* [Required task]
Gather every line of the entries that includes the word "with".

+++

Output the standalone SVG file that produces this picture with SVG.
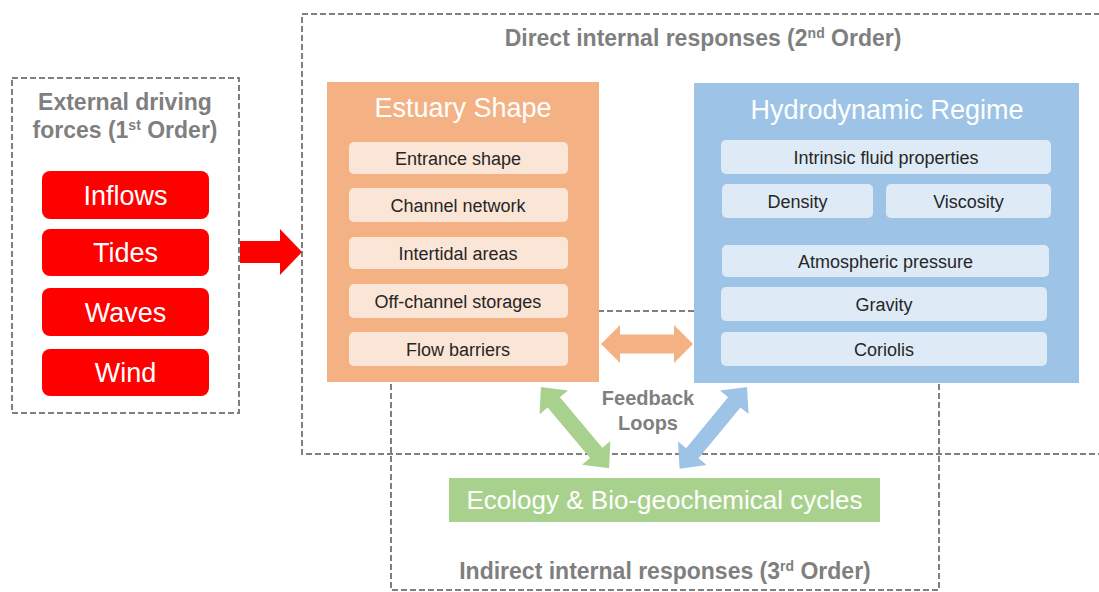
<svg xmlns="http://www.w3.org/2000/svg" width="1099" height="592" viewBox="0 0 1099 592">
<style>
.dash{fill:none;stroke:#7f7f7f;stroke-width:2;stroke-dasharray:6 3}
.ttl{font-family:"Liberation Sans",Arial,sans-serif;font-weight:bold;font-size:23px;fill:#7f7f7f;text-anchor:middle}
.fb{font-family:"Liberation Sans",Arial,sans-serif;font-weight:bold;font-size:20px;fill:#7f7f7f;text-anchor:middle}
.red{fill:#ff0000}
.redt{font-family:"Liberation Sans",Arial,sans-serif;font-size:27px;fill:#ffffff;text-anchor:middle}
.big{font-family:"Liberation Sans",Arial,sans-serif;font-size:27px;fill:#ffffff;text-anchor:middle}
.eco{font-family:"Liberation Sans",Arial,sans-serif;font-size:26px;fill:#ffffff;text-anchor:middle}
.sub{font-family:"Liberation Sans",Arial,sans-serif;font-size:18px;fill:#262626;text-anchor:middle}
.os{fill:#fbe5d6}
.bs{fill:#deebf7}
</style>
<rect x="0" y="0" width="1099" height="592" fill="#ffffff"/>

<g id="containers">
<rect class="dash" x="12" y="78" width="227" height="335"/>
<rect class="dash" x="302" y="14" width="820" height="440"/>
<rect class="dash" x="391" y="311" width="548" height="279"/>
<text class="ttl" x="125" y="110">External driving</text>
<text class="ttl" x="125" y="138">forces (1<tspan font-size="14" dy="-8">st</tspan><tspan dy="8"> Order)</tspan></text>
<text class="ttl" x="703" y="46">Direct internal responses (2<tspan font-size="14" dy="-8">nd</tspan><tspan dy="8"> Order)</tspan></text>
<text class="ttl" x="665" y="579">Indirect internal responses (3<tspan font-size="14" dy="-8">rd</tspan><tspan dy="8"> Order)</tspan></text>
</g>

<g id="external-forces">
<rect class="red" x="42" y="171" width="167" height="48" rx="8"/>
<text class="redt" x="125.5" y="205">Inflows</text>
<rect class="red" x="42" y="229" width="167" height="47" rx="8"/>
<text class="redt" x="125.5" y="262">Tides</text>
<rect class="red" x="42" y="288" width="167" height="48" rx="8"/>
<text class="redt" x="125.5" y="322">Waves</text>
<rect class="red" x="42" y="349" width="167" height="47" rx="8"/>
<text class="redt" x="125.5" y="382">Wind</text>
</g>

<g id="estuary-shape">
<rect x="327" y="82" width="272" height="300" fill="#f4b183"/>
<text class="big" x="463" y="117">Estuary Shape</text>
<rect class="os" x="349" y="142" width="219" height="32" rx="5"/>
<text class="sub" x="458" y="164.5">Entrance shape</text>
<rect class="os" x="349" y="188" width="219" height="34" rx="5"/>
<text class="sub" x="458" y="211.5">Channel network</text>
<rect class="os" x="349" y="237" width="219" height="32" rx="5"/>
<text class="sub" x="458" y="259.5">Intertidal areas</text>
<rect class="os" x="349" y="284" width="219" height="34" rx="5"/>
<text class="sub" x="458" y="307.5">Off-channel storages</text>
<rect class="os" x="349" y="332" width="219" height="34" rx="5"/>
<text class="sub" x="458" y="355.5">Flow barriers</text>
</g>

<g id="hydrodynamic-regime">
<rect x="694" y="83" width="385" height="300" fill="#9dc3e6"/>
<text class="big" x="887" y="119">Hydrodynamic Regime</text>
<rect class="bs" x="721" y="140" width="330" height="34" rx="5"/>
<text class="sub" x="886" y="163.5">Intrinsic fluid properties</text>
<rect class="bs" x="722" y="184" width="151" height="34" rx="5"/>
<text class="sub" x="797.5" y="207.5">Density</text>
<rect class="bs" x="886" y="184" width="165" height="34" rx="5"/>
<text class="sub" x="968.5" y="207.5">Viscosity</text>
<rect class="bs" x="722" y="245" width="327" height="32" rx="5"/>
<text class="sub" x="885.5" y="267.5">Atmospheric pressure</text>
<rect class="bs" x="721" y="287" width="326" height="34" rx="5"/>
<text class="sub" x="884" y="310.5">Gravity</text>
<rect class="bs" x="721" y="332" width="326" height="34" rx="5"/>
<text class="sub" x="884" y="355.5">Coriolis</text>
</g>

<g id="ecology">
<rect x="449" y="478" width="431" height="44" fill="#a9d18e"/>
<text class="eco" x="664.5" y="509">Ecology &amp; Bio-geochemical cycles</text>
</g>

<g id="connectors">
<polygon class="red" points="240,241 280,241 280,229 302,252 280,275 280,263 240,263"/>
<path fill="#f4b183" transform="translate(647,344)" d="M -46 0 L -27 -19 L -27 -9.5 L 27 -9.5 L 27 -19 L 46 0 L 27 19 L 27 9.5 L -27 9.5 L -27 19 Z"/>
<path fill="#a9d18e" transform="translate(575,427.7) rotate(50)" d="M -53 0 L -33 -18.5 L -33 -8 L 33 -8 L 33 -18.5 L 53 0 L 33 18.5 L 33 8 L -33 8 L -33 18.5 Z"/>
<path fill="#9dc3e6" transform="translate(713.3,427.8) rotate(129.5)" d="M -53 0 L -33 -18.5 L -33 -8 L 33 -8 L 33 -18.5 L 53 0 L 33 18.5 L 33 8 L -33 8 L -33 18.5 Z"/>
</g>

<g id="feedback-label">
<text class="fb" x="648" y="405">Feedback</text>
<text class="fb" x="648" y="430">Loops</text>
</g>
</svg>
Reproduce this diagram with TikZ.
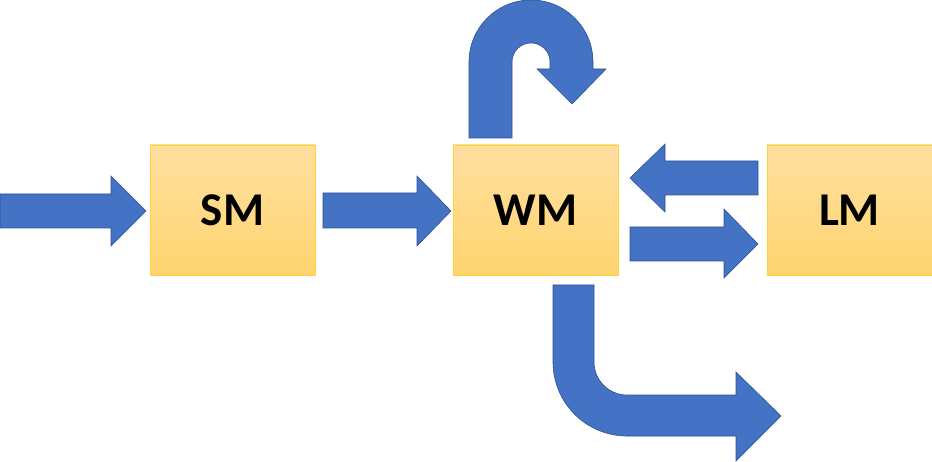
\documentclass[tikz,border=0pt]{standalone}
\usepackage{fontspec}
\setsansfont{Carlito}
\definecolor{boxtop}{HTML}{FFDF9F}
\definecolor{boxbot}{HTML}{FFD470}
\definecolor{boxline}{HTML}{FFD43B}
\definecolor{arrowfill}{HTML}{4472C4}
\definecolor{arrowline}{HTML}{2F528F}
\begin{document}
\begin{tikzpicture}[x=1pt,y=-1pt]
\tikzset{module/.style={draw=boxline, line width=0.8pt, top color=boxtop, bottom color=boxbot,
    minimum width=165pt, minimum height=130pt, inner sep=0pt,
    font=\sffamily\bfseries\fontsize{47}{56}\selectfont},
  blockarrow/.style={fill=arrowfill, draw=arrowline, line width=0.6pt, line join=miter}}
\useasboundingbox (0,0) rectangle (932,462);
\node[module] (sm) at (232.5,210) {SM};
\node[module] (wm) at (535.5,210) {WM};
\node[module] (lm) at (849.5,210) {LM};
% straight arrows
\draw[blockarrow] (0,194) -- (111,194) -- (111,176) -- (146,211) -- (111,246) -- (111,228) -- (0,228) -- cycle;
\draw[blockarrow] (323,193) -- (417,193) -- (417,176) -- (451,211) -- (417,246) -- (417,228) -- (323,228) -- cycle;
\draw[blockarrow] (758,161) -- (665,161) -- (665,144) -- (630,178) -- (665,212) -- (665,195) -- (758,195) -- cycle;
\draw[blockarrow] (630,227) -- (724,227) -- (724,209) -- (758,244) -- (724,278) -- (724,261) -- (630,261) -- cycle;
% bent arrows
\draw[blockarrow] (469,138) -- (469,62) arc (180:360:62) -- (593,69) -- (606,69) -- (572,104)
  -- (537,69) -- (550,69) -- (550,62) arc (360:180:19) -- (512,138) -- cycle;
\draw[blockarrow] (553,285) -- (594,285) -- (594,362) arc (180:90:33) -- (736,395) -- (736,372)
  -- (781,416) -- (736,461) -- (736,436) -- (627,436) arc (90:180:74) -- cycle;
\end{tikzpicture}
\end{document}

+++

* [Finished answer]
Output the standalone SVG file that produces this picture with SVG.
Reproduce this diagram with TikZ.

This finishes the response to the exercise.